### YOUR OBJECTIVE
Your task is to filter the data below down to the lines holding "with".

### GIVEN INFORMATION
******************************

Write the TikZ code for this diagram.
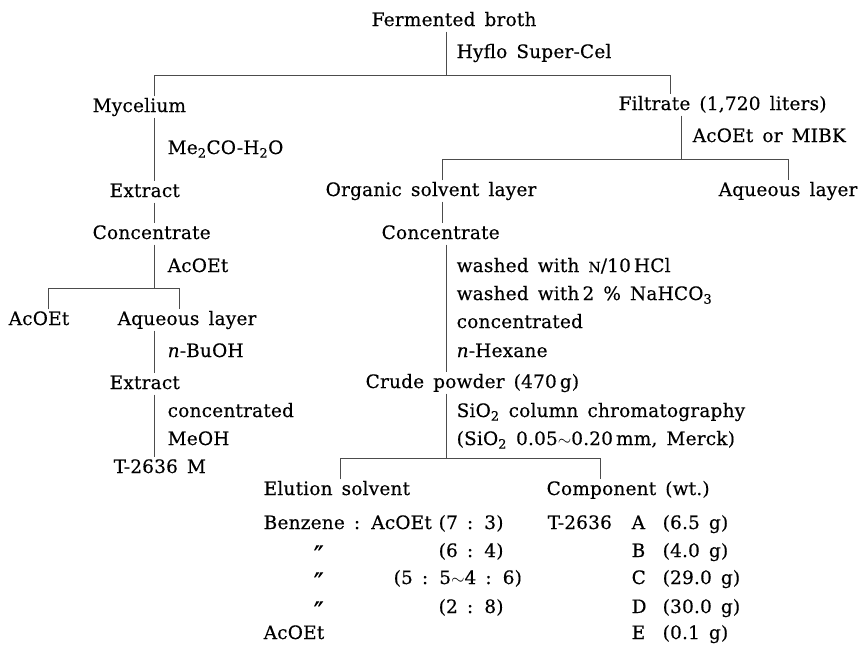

******************************

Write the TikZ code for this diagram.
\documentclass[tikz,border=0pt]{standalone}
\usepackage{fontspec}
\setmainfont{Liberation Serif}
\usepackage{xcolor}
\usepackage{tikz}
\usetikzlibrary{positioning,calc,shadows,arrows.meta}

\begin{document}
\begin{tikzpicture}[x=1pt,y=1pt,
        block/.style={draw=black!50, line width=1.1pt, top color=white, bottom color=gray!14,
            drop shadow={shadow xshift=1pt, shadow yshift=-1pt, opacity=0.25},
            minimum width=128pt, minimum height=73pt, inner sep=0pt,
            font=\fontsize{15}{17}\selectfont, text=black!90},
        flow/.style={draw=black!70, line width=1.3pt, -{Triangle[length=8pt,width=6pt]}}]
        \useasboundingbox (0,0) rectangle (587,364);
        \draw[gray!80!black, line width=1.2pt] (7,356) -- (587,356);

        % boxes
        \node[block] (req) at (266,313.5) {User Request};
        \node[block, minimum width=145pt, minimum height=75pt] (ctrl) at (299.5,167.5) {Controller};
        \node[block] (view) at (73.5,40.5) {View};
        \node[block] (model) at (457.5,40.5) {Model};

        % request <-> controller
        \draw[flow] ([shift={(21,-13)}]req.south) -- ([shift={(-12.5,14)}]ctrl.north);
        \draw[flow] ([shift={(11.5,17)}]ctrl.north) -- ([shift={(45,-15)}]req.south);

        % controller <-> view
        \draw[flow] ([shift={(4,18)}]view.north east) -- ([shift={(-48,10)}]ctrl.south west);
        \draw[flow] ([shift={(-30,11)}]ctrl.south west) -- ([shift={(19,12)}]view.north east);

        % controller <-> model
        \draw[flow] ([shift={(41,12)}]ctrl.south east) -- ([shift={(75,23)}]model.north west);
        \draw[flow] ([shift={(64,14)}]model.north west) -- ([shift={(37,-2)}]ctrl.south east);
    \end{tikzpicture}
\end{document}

******************************

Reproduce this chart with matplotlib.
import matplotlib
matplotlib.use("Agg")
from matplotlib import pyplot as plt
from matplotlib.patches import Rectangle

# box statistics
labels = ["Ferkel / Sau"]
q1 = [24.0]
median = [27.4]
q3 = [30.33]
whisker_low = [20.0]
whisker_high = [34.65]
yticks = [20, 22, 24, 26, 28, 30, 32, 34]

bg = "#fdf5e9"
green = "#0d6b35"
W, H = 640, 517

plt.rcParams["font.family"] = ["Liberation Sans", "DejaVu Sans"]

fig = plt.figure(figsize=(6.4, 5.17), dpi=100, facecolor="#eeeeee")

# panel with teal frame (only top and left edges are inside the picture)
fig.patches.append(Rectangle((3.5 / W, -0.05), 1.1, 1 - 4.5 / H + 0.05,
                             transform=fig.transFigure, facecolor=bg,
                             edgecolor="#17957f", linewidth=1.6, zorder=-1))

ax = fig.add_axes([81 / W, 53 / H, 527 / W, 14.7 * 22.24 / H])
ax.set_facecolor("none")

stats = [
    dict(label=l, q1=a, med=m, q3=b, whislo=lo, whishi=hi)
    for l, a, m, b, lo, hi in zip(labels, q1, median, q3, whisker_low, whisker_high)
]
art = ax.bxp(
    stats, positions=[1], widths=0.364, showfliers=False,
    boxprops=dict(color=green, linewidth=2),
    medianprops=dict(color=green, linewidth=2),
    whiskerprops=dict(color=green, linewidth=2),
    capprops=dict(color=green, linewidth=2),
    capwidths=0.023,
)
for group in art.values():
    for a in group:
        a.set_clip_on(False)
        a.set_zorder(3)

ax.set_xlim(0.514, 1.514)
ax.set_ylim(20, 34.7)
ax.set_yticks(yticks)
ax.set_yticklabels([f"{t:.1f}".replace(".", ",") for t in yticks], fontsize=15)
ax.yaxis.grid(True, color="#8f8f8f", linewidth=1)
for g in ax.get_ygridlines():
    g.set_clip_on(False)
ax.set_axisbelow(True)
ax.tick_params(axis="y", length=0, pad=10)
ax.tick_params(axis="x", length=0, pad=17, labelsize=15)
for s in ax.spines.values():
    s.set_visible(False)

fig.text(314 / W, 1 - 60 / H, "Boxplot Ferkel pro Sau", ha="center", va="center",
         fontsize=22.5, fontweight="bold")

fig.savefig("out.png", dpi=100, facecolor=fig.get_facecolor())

******************************

### ANSWER TO THIS PROBLEM
Reproduce this chart with matplotlib.
# panel with teal frame (only top and left edges are inside the picture)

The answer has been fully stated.